The Nairobi KFC investor group includes a man whose family owns 40 KFC restaurants in South Africa, and there are plans for expansion here. Two more KFCs are slated to open in Nairobi this year, and Bell said the group wants to open 15 restaurants in Kenya, Tanzania and Uganda in the next three years.
Mr. Bell said he believes that McDonald’s doesn’t want to be left out of East Africa, and that the Illinois-based company is looking at the East Africa market as well.
“It’s only a matter of time until they do and a matter of finding the right partnership for the brand, the franchisee and the franchisor,” he said of a possible McDonald’s entry. McDonald’s didn’t return a call seeking comment.
The national chairman of the Kenyan National Chamber of Commerce and Industry, Laban Onditi, said the fact that KFC chose to open in Kenya first, among all other East African countries, shows the country is an investment destination.
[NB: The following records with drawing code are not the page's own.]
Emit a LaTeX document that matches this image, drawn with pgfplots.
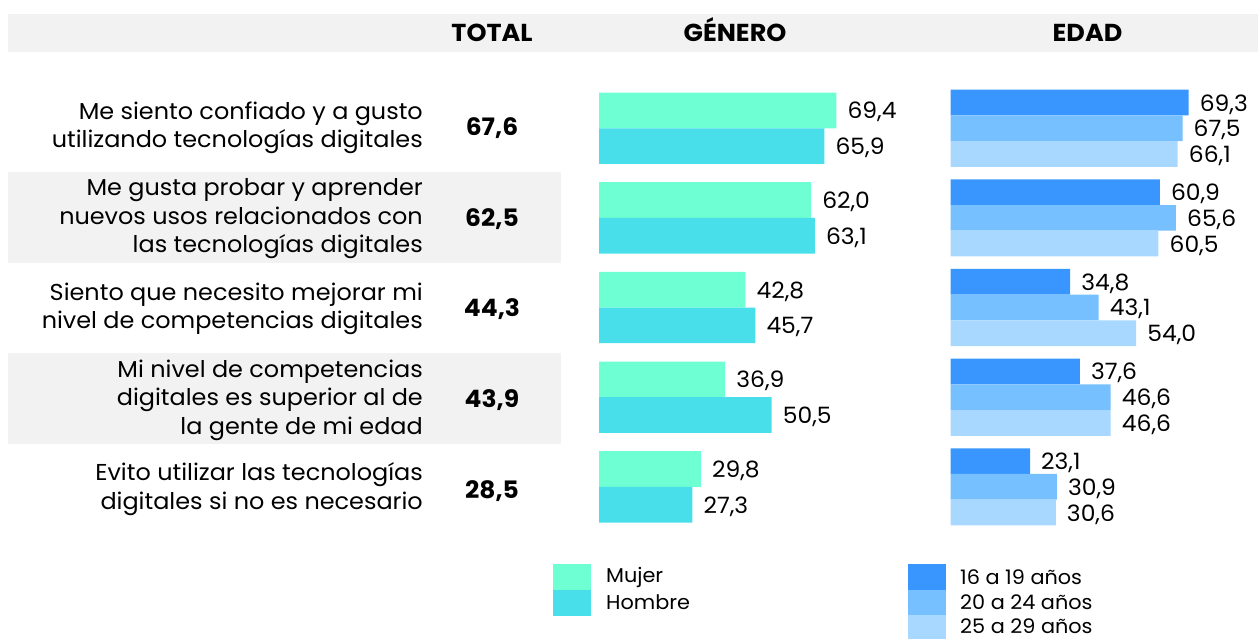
\documentclass[border=0pt]{standalone}
\usepackage{pgfplots}
\pgfplotsset{compat=1.18}
\usepackage{fontspec}
\setmainfont[FakeStretch=1.04]{Poppins}
\definecolor{mujer}{HTML}{6EFFD2}
\definecolor{hombre}{HTML}{48DEEA}
\definecolor{eA}{HTML}{3A96FF}
\definecolor{eB}{HTML}{77C0FF}
\definecolor{eC}{HTML}{A8D8FF}
\definecolor{band}{HTML}{F2F2F2}
\newcommand{\lbl}{\fontsize{23}{28.5}\selectfont}
\newcommand{\val}{\fontsize{22.5}{26}\selectfont}
\newcommand{\hdr}{\fontsize{24.5}{28}\selectfont\bfseries}
\newcommand{\tot}{\fontsize{24}{28}\selectfont\bfseries}
\newcommand{\leg}{\fontsize{20}{24}\selectfont}
\begin{document}
\begin{tikzpicture}
\begin{scope}[x=1pt,y=-1pt]
\path (0,0) rectangle (1258,639);
% bands
\fill[band] (7.7,14) rectangle (1258,51.7);
\fill[band] (7.7,172) rectangle (561,263);
\fill[band] (7.7,353) rectangle (561,443.5);
% headers
\node[font=\hdr, anchor=base, inner sep=0pt] at (492,42) {TOTAL};
\node[font=\hdr, anchor=base, inner sep=0pt] at (735,42) {GÉNERO};
\node[font=\hdr, anchor=base, inner sep=0pt] at (1087.5,42) {EDAD};
% row labels
\node[font=\lbl,align=right,anchor=east,inner sep=0pt] at (423,128) {Me siento confiado y a gusto\\utilizando tecnologías digitales};
\node[font=\lbl,align=right,anchor=east,inner sep=0pt] at (423,219) {Me gusta probar y aprender\\nuevos usos relacionados con\\las tecnologías digitales};
\node[font=\lbl,align=right,anchor=east,inner sep=0pt] at (423,309) {Siento que necesito mejorar mi\\nivel de competencias digitales};
\node[font=\lbl,align=right,anchor=east,inner sep=0pt] at (423,400) {Mi nivel de competencias\\digitales es superior al de\\la gente de mi edad};
\node[font=\lbl,align=right,anchor=east,inner sep=0pt] at (423,489) {Evito utilizar las tecnologías\\digitales si no es necesario};
% totals
\node[font=\tot] at (492,128) {67,6};
\node[font=\tot] at (492,219) {62,5};
\node[font=\tot] at (492,309) {44,3};
\node[font=\tot] at (492,400) {43,9};
\node[font=\tot] at (492,491) {28,5};
% legends
\fill[mujer] (553,564) rectangle (590.6,590);
\fill[hombre] (553,590) rectangle (590.6,616);
\node[font=\leg, anchor=west, inner sep=0pt] at (606,577) {Mujer};
\node[font=\leg, anchor=west, inner sep=0pt] at (606,602) {Hombre};
\fill[eA] (908,564) rectangle (946,589.5);
\fill[eB] (908,589.5) rectangle (946,614.5);
\fill[eC] (908,614.5) rectangle (946,639);
\node[font=\leg, anchor=west, inner sep=0pt] at (960,577) {16 a 19 años};
\node[font=\leg, anchor=west, inner sep=0pt] at (960,602) {20 a 24 años};
\node[font=\leg, anchor=west, inner sep=0pt] at (960,626.5) {25 a 29 años};
\end{scope}
% GENERO
\begin{axis}[at={(599pt,-639pt)}, anchor=south west, scale only axis,
  width=342pt, height=639pt, xmin=0, xmax=100, ymin=-639, ymax=0,
  hide axis, clip=false, xbar, bar width=35.7, bar shift=0pt,
  nodes near coords, /pgf/number format/.cd, fixed, fixed zerofill, precision=1, use comma, assume math mode=true,
  /pgfplots/.cd,
  every node near coord/.append style={font=\val, anchor=base west, inner sep=0pt, xshift=11pt, yshift=-8.5pt, text=black}]
\addplot[draw=none, fill=mujer] coordinates {(69.4,-110.45) (62.0,-200.05) (42.8,-289.65) (36.9,-379.35) (29.8,-468.95)};
\addplot[draw=none, fill=hombre] coordinates {(65.9,-146.15) (63.1,-235.75) (45.7,-325.35) (50.5,-415.05) (27.3,-504.65)};
\end{axis}
% EDAD
\begin{axis}[at={(950.7pt,-639pt)}, anchor=south west, scale only axis,
  width=343.4pt, height=639pt, xmin=0, xmax=100, ymin=-639, ymax=0,
  hide axis, clip=false, xbar, bar width=25.7, bar shift=0pt,
  nodes near coords, /pgf/number format/.cd, fixed, fixed zerofill, precision=1, use comma, assume math mode=true,
  /pgfplots/.cd,
  every node near coord/.append style={font=\val, anchor=base west, inner sep=0pt, xshift=11pt, yshift=-8.5pt, text=black}]
\addplot[draw=none, fill=eA] coordinates {(69.3,-102.6) (60.9,-192.2) (34.8,-281.8) (37.6,-371.5) (23.1,-461.1)};
\addplot[draw=none, fill=eB] coordinates {(67.5,-128.3) (65.6,-217.9) (43.1,-307.5) (46.6,-397.2) (30.9,-486.8)};
\addplot[draw=none, fill=eC] coordinates {(66.1,-154.0) (60.5,-243.6) (54.0,-333.2) (46.6,-422.9) (30.6,-512.5)};
\end{axis}
\end{tikzpicture}
\end{document}
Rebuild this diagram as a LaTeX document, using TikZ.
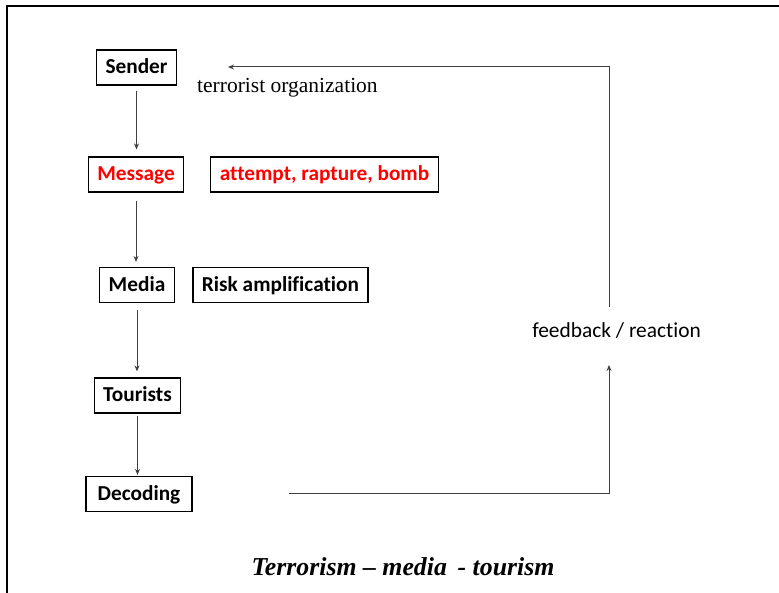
\documentclass[tikz,border=0pt]{standalone}
\usepackage{fontspec}
\setmainfont{Liberation Serif}
\newfontfamily\calibri[Ligatures=NoCommon]{Carlito}
\usetikzlibrary{arrows.meta}
\tikzstyle{box} = [rectangle, draw=black, line width=1.2pt, inner xsep=9pt, inner ysep=0pt, minimum height=35pt, text height=15pt, text depth=2pt, text centered, font=\calibri\bfseries\fontsize{21.3}{25}\selectfont]
\tikzstyle{boxred} = [box, text=red]
\tikzstyle{arrow} = [->, >={Stealth[length=6pt, width=5pt]}, draw=black!75, line width=1pt]

\begin{document}
\begin{tikzpicture}[x=1pt, y=-1pt]
\useasboundingbox (0,0) rectangle (779,593);
\draw [line width=2.4pt] (7,593) -- (7,6) -- (779,6);

\node (sender) [box] at (136.5,67.5) {Sender};
\node (org) [anchor=base west, inner sep=0pt, font=\fontsize{21.5}{25}\selectfont] at (197,93) {terrorist organization};
\node (message) [boxred] at (136,174.5) {Message};
\node (attempt) [boxred] at (324.5,174.5) {attempt, rapture, bomb};
\node (media) [box] at (137,285) {Media};
\node (risk) [box] at (280.5,285) {Risk amplification};
\node (tourists) [box] at (137.5,395.5) {Tourists};
\node (decoding) [box, minimum width=106pt] at (139,494) {Decoding};
\node (feedback) [anchor=base, inner sep=0pt, font=\calibri\fontsize{21.4}{25}\selectfont] at (616.5,338) {feedback / reaction};
\node (title) [anchor=base, inner sep=0pt, font=\bfseries\itshape\fontsize{25.8}{30}\selectfont] at (403,575) {Terrorism -- media \,- tourism};

\coordinate (fbstart) at (289,493);
\coordinate (fbup) at (609,365);
\coordinate (fbtop) at (609,307);
\coordinate (orgend) at (228,67);

\draw [arrow, shorten <=5pt, shorten >=7pt] (sender.south) -- (sender.south |- message.north);
\draw [arrow, shorten <=8pt, shorten >=5pt] (message.south) -- (message.south |- media.north);
\draw [arrow, shorten <=7pt, shorten >=6pt] (media.south) -- (media.south |- tourists.north);
\draw [arrow, shorten <=2pt, shorten >=1pt] (tourists.south) -- (tourists.south |- decoding.north);
\draw [arrow] (fbstart) -| (fbup);
\draw [arrow] (fbtop) |- (orgend);

\end{tikzpicture}
\end{document}
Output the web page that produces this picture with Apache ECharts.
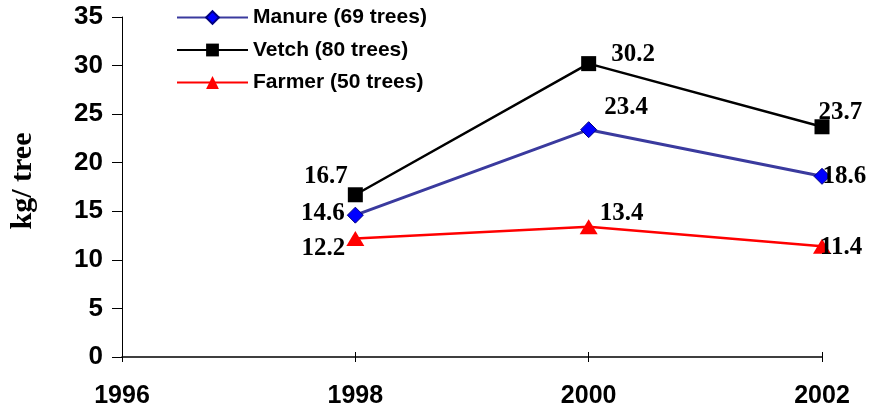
<!DOCTYPE html>
<html>
<head>
<meta charset="utf-8">
<script src="https://cdn.jsdelivr.net/npm/echarts@6/dist/echarts.min.js"></script>
<style>
  html, body { margin: 0; padding: 0; background: #fff; }
  #chart { width: 871px; height: 414px; }
</style>
</head>
<body>
<div id="chart"></div>
<script>
// data
var years = [1998, 2000, 2002];
var manure = [14.6, 23.4, 18.6];
var vetch = [16.7, 30.2, 23.7];
var farmer = [12.2, 13.4, 11.4];
var seriesNames = ["Manure (69 trees)", "Vetch (80 trees)", "Farmer (50 trees)"];

// where each value label sits, per series and per year
var labelPlaces = {
  manure: [{ position: "left", offset: [1, -2] }, { position: "right", offset: [4, -22] }, { position: "right", offset: [-11, 0] }],
  vetch: [{ position: "left", offset: [3, -18] }, { position: "right", offset: [12, -9] }, { position: "right", offset: [-14, -14] }],
  farmer: [{ position: "left", offset: [2, 10] }, { position: "right", offset: [-1, -13] }, { position: "right", offset: [-14, 1] }]
};

function build(values, places) {
  return values.map(function (v, i) {
    return { value: [years[i], v], label: places[i] };
  });
}

var labelFont = {
  show: true,
  fontFamily: "Liberation Serif",
  fontWeight: "bold",
  fontSize: 25,
  color: "#000",
  distance: 3
};

var chart = echarts.init(document.getElementById("chart"));

var option = {
  animation: false,
  grid: { left: 122, right: 49, top: 17, bottom: 57, outerBoundsMode: "none", containLabel: false },
  legend: {
    orient: "vertical",
    left: 171,
    top: 2,
    itemWidth: 71,
    itemHeight: 16,
    itemGap: 11.5,
    data: seriesNames,
    textStyle: { fontFamily: "Liberation Sans", fontWeight: "bold", fontSize: 21, lineHeight: 21, color: "#000" }
  },
  xAxis: [
    {
      type: "value",
      min: 1996,
      max: 2002,
      interval: 2,
      splitLine: { show: false },
      axisLine: { show: true, onZero: false, lineStyle: { color: "#000", width: 1.5 } },
      axisTick: { show: true, length: 5, lineStyle: { color: "#000" } },
      axisLabel: {
        margin: 27,
        fontFamily: "Liberation Sans",
        fontWeight: "bold",
        fontSize: 25,
        color: "#000",
        formatter: function (v) { return String(v); }
      }
    },
    {
      type: "value",
      position: "bottom",
      min: 1996,
      max: 2002,
      interval: 2,
      splitLine: { show: false },
      axisLine: { show: false },
      axisTick: { show: true, inside: true, length: 5, lineStyle: { color: "#000" } },
      axisLabel: { show: false }
    }
  ],
  yAxis: {
    type: "value",
    min: 0,
    max: 35,
    interval: 5,
    name: "kg/ tree",
    nameLocation: "middle",
    nameGap: 84,
    nameTextStyle: { fontFamily: "Liberation Serif", fontWeight: "bold", fontSize: 30, color: "#000", padding: [0, 0, 0, 12] },
    splitLine: { show: false },
    axisLine: { show: true, lineStyle: { color: "#000", width: 1 } },
    axisTick: { show: true, length: 10, lineStyle: { color: "#000" } },
    axisLabel: {
      margin: 19,
      fontFamily: "Liberation Sans",
      fontWeight: "bold",
      fontSize: 26,
      color: "#000"
    }
  },
  series: [
    {
      name: seriesNames[0],
      type: "line",
      data: build(manure, labelPlaces.manure),
      symbol: "diamond",
      symbolSize: 16,
      itemStyle: { color: "#0000ff", borderColor: "#000080", borderWidth: 1 },
      lineStyle: { color: "#3a3a9e", width: 3 },
      label: labelFont,
      z: 3
    },
    {
      name: seriesNames[1],
      type: "line",
      data: build(vetch, labelPlaces.vetch),
      symbol: "rect",
      symbolSize: 15,
      itemStyle: { color: "#000" },
      lineStyle: { color: "#000", width: 2.5 },
      label: labelFont,
      z: 2
    },
    {
      name: seriesNames[2],
      type: "line",
      data: build(farmer, labelPlaces.farmer),
      symbol: "triangle",
      symbolSize: [18, 15],
      itemStyle: { color: "#ff0000" },
      lineStyle: { color: "#ff0000", width: 2.5 },
      label: labelFont,
      z: 4
    }
  ]
};

chart.setOption(option);
</script>
</body>
</html>
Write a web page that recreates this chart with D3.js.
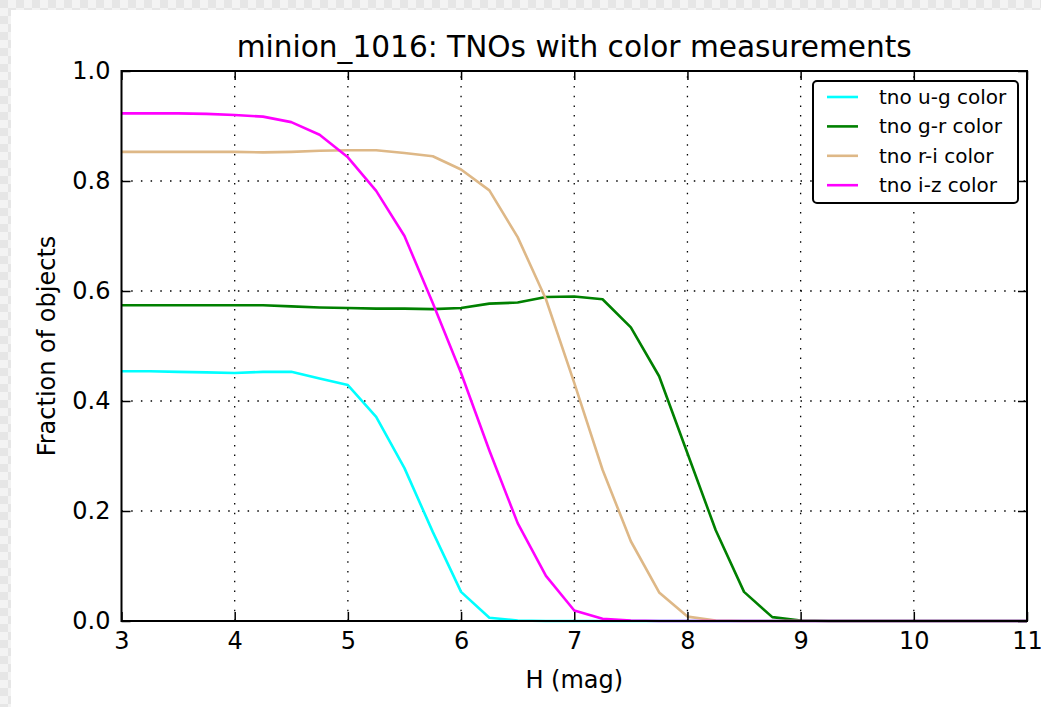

“In Kenya there is still a very virgin market that has not been fully tapped,” he said.
Kenya does have fast food restaurants from South Africa, like the hamburger restaurant Steers. It also has Pizza Inn and Chicken Inn, but no American chains until now.
Chicken Inn is where Albunus Kithokoi was working until he landed a new job as a KFC manager. His training included more than three months of working at KFC outlets in South Africa. When the 37-year-old opened the restaurant’s glass doors for business, he folded them up near a sign explaining how Colonel Sanders opened his first restaurant in Kentucky in 1939.
“This is a brand that everyone knows. They say the queue is long but it’s worth it. They don’t mind the wait,” Mr. Kithokoi said.
In one of the many groups of children at KFC was Beverly Onyango, who turned 12 on Tuesday. Onyango, who has done quite a bit of international travel and is familiar with American fast food, named KFC as her favorite restaurant. She’s eaten at outlets in Dubai and Thailand, but is happy to finally have one in Nairobi.
“Not having to go somewhere else is good,” she said.